Universities want to help companies benefit from materials research of the future
How might Danish firms large and small make use of the world’s most powerful neutron and X-ray microscopes for product development? Researchers at the University of Copenhagen, Aarhus University and the Technical University of Denmark (DTU) want to help them find out – for free.
Over the next six years, a triad of major international research facilities – MAX IV and ESS in Lund, Sweden and XFEL in Hamburg, Germany – will be online and ready to attain high new standards in materials research.
Accordingly, Danish companies will get the chance to raise their innovation and competitive standards to new highs in an wide range of industries including: electronics, medicine, chemistry, energy, nanotechnology, building materials, machines, packaging and foodstuffs.
Free offer for companies
Companies must be ready for the opportunity. Therefore, a number of researchers at Aarhus University, the University of Copenhagen and DTU are now reaching out to a host of Danish companies that might be able to make use of the upcoming facilities with a free evaluation of, about and how doing so may benefit them.
The offer is mainly targeted towards small and medium-sized enterprises, and is specifically concerned with getting company representatives to come in and discuss how a given problem might be analysed using the umbrella of technologies available at the MAX IV, ESS and XFEL facilities. (see fact box)
Companies can have small material samples tested
As part of their enquiry, companies will be able to have small samples of materials tested in facilities currently used by university researchers for their own experiments and analyses. While smaller in scale and less powerful, these facilities are generally based on the same technologies of the exponentially larger facilities to come.
To optimize work, the three universities have divided tasks among themselves. The University of Copenhagen will primarily work with small-angle scattering, Aarhus University with crystallography, and DTU with imaging.
Matching companies with relevant research groups
Individual companies need not worry about finding the right researchers or the right technologies. The three universities work together through a collaborative partnership called LINX (Linking Industry to Neutrons and X-rays), whose secretariat can survey an individual company’s challenge and match the firm with a relevant research group.
Furthermore, researchers will refer companies to other universities if they find out that the challenge is best tackled elsewhere. This is a departure from universities seeing themselves as competitors with regards to private sector collaboration – and regardless of the fact that Aarhus University and DTU are collaborating to design, build and operate a 100 million kroner instrument at MAX IV, DanMAX, a cornerstone of the future research set to serve Danish companies.
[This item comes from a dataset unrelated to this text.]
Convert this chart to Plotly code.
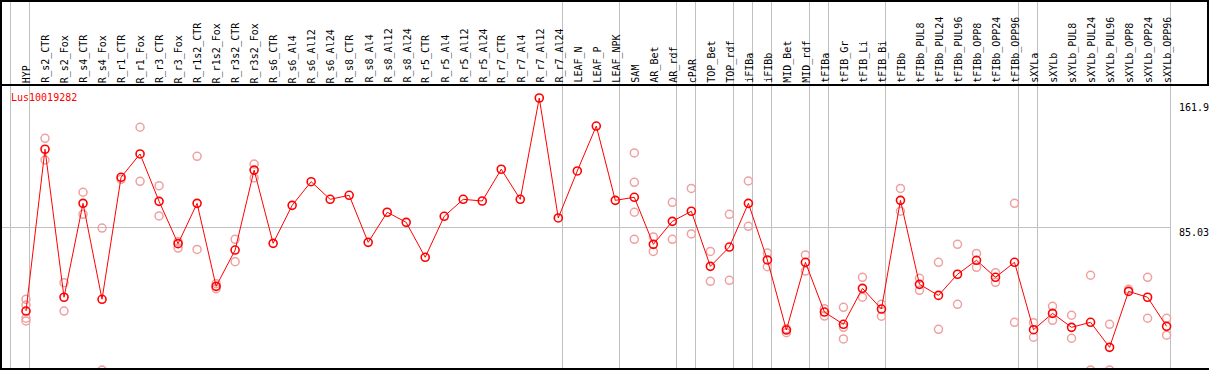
import math
import plotly.graph_objects as go

categories = [
    "HYP", "R_s2_CTR", "R_s2_Fox", "R_s4_CTR", "R_s4_Fox", "R_r1_CTR", "R_r1_Fox",
    "R_r3_CTR", "R_r3_Fox", "R_r1s2_CTR", "R_r1s2_Fox", "R_r3s2_CTR", "R_r3s2_Fox",
    "R_s6_CTR", "R_s6_Al4", "R_s6_Al12", "R_s6_Al24", "R_s8_CTR", "R_s8_Al4",
    "R_s8_Al12", "R_s8_Al24", "R_r5_CTR", "R_r5_Al4", "R_r5_Al12", "R_r5_Al24",
    "R_r7_CTR", "R_r7_Al4", "R_r7_Al12", "R_r7_Al24", "LEAF_N", "LEAF_P", "LEAF_NPK",
    "SAM", "AR_Bet", "AR_rdf", "cPAR", "TOP_Bet", "TOP_rdf", "iFIBa", "iFIBb",
    "MID_Bet", "MID_rdf", "tFIBa", "tFIB_Gr", "tFIB_Li", "tFIB_Bi", "tFIBb",
    "tFIBb_PUL8", "tFIBb_PUL24", "tFIBb_PUL96", "tFIBb_OPP8", "tFIBb_OPP24",
    "tFIBb_OPP96", "sXYLa", "sXYLb", "sXYLb_PUL8", "sXYLb_PUL24", "sXYLb_PUL96",
    "sXYLb_OPP8", "sXYLb_OPP24", "sXYLb_OPP96",
]

mean_values = [
    35.1, 131.4, 43.3, 99.2, 42.1, 114.7, 128.6, 100.4, 75.2, 99.2, 49.8, 71.4, 119.0,
    75.4, 98.0, 112.1, 101.6, 104.0, 76.0, 93.9, 87.9, 67.1, 91.5, 101.6, 100.6,
    119.5, 101.6, 161.9, 90.5, 118.5, 145.2, 101.0, 102.8, 74.8, 88.5, 94.5, 61.7,
    73.2, 99.2, 65.5, 23.8, 64.1, 34.5, 27.2, 48.6, 36.3, 101.0, 51.0, 44.4, 57.0,
    65.3, 55.2, 64.1, 24.0, 33.7, 25.4, 28.4, 13.5, 46.8, 43.3, 26.0,
]

rep_categories = [
    "HYP", "HYP", "HYP", "HYP", "R_s2_CTR", "R_s2_CTR", "R_s2_Fox", "R_s2_Fox",
    "R_s4_CTR", "R_s4_CTR", "R_s4_Fox", "R_s4_Fox", "R_r1_CTR", "R_r1_Fox", "R_r1_Fox",
    "R_r3_CTR", "R_r3_CTR", "R_r3_Fox", "R_r3_Fox", "R_r1s2_CTR", "R_r1s2_CTR",
    "R_r1s2_Fox", "R_r1s2_Fox", "R_r3s2_CTR", "R_r3s2_CTR", "R_r3s2_Fox", "R_r3s2_Fox",
    "SAM", "SAM", "SAM", "SAM", "AR_Bet", "AR_Bet", "AR_rdf", "AR_rdf", "cPAR", "cPAR",
    "TOP_Bet", "TOP_Bet", "TOP_rdf", "TOP_rdf", "iFIBa", "iFIBa", "iFIBb", "iFIBb",
    "MID_Bet", "MID_Bet", "MID_rdf", "MID_rdf", "tFIBa", "tFIBa",
    "tFIB_Gr", "tFIB_Gr", "tFIB_Gr", "tFIB_Li", "tFIB_Li", "tFIB_Bi", "tFIB_Bi",
    "tFIBb", "tFIBb", "tFIBb_PUL8", "tFIBb_PUL8", "tFIBb_PUL24", "tFIBb_PUL24",
    "tFIBb_PUL96", "tFIBb_PUL96", "tFIBb_OPP8", "tFIBb_OPP8", "tFIBb_OPP24", "tFIBb_OPP24",
    "tFIBb_OPP96", "tFIBb_OPP96", "sXYLa", "sXYLa", "sXYLb", "sXYLb",
    "sXYLb_PUL8", "sXYLb_PUL8", "sXYLb_PUL24", "sXYLb_PUL24", "sXYLb_PUL96", "sXYLb_PUL96",
    "sXYLb_OPP8", "sXYLb_OPP24", "sXYLb_OPP24", "sXYLb_OPP96", "sXYLb_OPP96",
]

rep_values = [
    42.1, 38.7, 30.8, 29.2, 137.9, 125.0, 52.0, 35.1,
    105.8, 92.7, 84.5, 0.0, 113.5, 144.5, 112.3,
    109.7, 91.7, 76.4, 72.6, 127.2, 71.8,
    51.4, 48.4, 77.8, 64.5, 122.6, 114.3,
    129.2, 111.7, 93.9, 77.8, 79.2, 70.6, 99.8, 77.8, 108.1, 81.0,
    70.6, 52.8, 92.7, 53.4, 112.5, 85.5, 69.6, 61.5,
    24.6, 22.2, 68.5, 58.9, 36.5, 32.1,
    37.3, 25.4, 18.5, 55.2, 43.3, 39.1, 32.0,
    108.1, 94.5, 54.6, 47.4, 64.1, 24.2,
    74.8, 39.1, 69.4, 61.1, 57.9, 52.2,
    99.2, 28.4, 28.2, 19.5, 37.9, 29.6,
    32.6, 18.9, 56.4, 0.0, 27.2, 0.0,
    48.0, 55.2, 30.8, 30.8, 20.7,
]

group_ends = [-1, 0, 28, 31, 34, 35, 37, 38, 39, 41, 42, 45, 52, 53, 60]
y_ticks = [161.9, 85.03, 0]
y_tick_labels = ["161.9", "85.03", "0"]
gene_name = "Lus10019282"

# ---- geometry (pixels) ----
W, H = 1209, 370
TOP_M, BOT_M = 86, 1
X_ORIGIN, X_STEP = 26, 19.01
X0 = -X_ORIGIN / X_STEP
X1 = (W - X_ORIGIN) / X_STEP
Y0, Y1 = 0.6, 169.05
PH = H - TOP_M - BOT_M


def xpix(v):
    return X_ORIGIN + X_STEP * v


def ypix(v):
    return TOP_M + (Y1 - v) * PH / (Y1 - Y0)


def px2paper_x(px):
    return px / W


def px2paper_y(px):
    return (H - BOT_M - px) / PH


def crisp(px):
    return math.floor(px) + 0.5


idx = {c: i for i, c in enumerate(categories)}
x_main = list(range(len(categories)))
x_rep = [idx[c] for c in rep_categories]

MONO = "DejaVu Sans Mono"
GRAY = "#c0c0c0"

fig = go.Figure()
fig.add_trace(go.Scatter(
    x=x_rep, y=rep_values, mode="markers",
    marker=dict(symbol="circle-open", size=8, color="#f0a0a0", line=dict(width=1.5, color="#f0a0a0")),
    hoverinfo="skip", showlegend=False,
))
fig.add_trace(go.Scatter(
    x=x_main, y=mean_values, mode="lines+markers",
    line=dict(color="#ff0000", width=1),
    marker=dict(symbol="circle-open", size=8, color="#ff0000", line=dict(width=1.6, color="#ff0000")),
    text=categories, showlegend=False,
))

shapes = []
# group separators (full height), snapped to pixel columns
for g in group_ends:
    cx = crisp(xpix(g + 0.2))
    xp = px2paper_x(cx)
    shapes.append(dict(type="line", xref="paper", yref="paper", x0=xp, x1=xp,
                       y0=px2paper_y(H), y1=px2paper_y(0),
                       line=dict(color=GRAY, width=1), layer="below"))
    # same separator in data coordinates (plot-area part)
    xv = (cx - X_ORIGIN) / X_STEP
    shapes.append(dict(type="line", xref="x", yref="paper", x0=xv, x1=xv, y0=0, y1=1,
                       line=dict(color=GRAY, width=1), layer="below"))
# horizontal grid at middle tick
yp = px2paper_y(crisp(ypix(y_ticks[1])))
shapes.append(dict(type="line", xref="paper", yref="paper", x0=0,
                   x1=px2paper_x(crisp(xpix(60 + 0.2)) + 0.5),
                   y0=yp, y1=yp, line=dict(color=GRAY, width=1), layer="below"))
# black frame
BLK = dict(color="black", width=2)
shapes.append(dict(type="line", xref="paper", yref="paper", x0=0, x1=1, y0=px2paper_y(1), y1=px2paper_y(1), line=BLK))
shapes.append(dict(type="line", xref="paper", yref="paper", x0=0, x1=1, y0=px2paper_y(85), y1=px2paper_y(85), line=BLK))
shapes.append(dict(type="line", xref="paper", yref="paper", x0=0, x1=1, y0=px2paper_y(369), y1=px2paper_y(369), line=BLK))
shapes.append(dict(type="line", xref="paper", yref="paper", x0=px2paper_x(1), x1=px2paper_x(1),
                   y0=px2paper_y(370), y1=px2paper_y(0), line=BLK))
shapes.append(dict(type="line", xref="paper", yref="paper", x0=px2paper_x(W - 1), x1=px2paper_x(W - 1),
                   y0=px2paper_y(86), y1=px2paper_y(0), line=BLK))

annotations = []
for i, c in enumerate(categories):
    annotations.append(dict(x=i + 0.07, xref="x", y=px2paper_y(84), yref="paper", text=c,
                            textangle=-90, xanchor="center", yanchor="bottom", showarrow=False,
                            font=dict(family=MONO, size=10, color="black"), borderpad=0))
annotations.append(dict(x=px2paper_x(10), xref="paper", y=px2paper_y(97), yref="paper", text=gene_name,
                        xanchor="left", yanchor="middle", showarrow=False,
                        font=dict(family=MONO, size=10, color="#ff0000"), borderpad=0))
tick_shift = [-9, -5, 8]
for v, lab, s in zip(y_ticks, y_tick_labels, tick_shift):
    annotations.append(dict(x=px2paper_x(1178), xref="paper", y=v, yref="y", text=lab, yshift=s,
                            xanchor="left", yanchor="middle", showarrow=False,
                            font=dict(family=MONO, size=10, color="black"), borderpad=0))

fig.update_layout(
    width=W, height=H,
    margin=dict(l=0, r=0, t=TOP_M, b=BOT_M, pad=0),
    paper_bgcolor="white", plot_bgcolor="rgba(0,0,0,0)",
    xaxis=dict(range=[X0, X1], visible=False, showgrid=False, zeroline=False, fixedrange=True),
    yaxis=dict(range=[Y0, Y1], visible=False, showgrid=False, zeroline=False, fixedrange=True),
    shapes=shapes, annotations=annotations, showlegend=False,
)

fig.write_html(
    "out.html",
    config={"displayModeBar": False, "staticPlot": True},
    post_script="document.body.style.margin='0';document.body.style.padding='0';document.body.style.overflow='hidden';",
)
A fulfilled company enquiry will result in the delivery of a preliminary report that the company can use to determine if it wishes to carry on with a shared project, along with one or more of the other LINX companies (and share results), or if it would like to pay for commissioned research itself. 12 companies have already engaged with LINX, with funding and labour. Other partners include the Central Denmark Region, Capital Region and Innovation Fund Denmark.
About the facilities
Each of the three facilities will be the most powerful of its type on the planet. As they take advantage of different techniques to achieve a common objective – to study how materials interact with X-rays or neutrons – they are somewhat like the “CERN of materials research”.
MAX IV Synchrotron
- The MAX IV Synchrotron in Lund, Sweden is the world’s most advanced and brightest X-ray source and dedicated to materials research. The MAX IV includes the DanMAX X-ray materials science beamline, equipped with two end stations, one for full field imaging, and one for powder diffraction. DanMAX is being built by DTU and Aarhus University, with an expected completion date in 2019.
- Imaging can be used to study the inner structure of materials, both under static conditions and over time.
- Powder diffraction can analyze molecules and chemical processes down to individual atoms.
European Spallation Source (ESS)
- The European Spallation Source (ESS) is the world’s most powerful neutron source and will neighbour MAX IV. The ESS will be ready for scientific and industrial use in 2023. Denmark is contributing funding for the ESS and Danish universities are actively participating in the development of three of the initial 15 scientific instruments to be supplied by neutrons from the ESS.
- The neutron source makes it possible to look at almost all materials without damaging them, as neutrons barely interact with the materials they penetrate.
- Neutron scattering is a useful tool in physics, chemistry, geology, biology and medicine because it can reveal both structures and dynamics in atoms and molecules.
European X-ray Free Electron Laser (E-XFEL)
- When completed later this year, the European X-ray Free Electron Laser (E-XFEL) in Hamburg will be the world’s most powerful x-ray laser. Denmark has contributed to the funding of the E-XFEL, and one of the beamlines, the Femtosecond X-ray Experiment (FXE), is a Danish design.
- With ultrashort X-ray flashes – up to 27,000 times a second – the average brilliance is ten-thousand times greater than that of the best conventional X-ray sources. The European XFEL will open up areas of research that were previously inaccessible.
- The X-ray laser will make it possible to film chemical reactions with unprecedented precision and resolution, making it possible to closely study atomic placement and transformation. This will pave the way for tailoring pharmaceuticals and materials with new properties.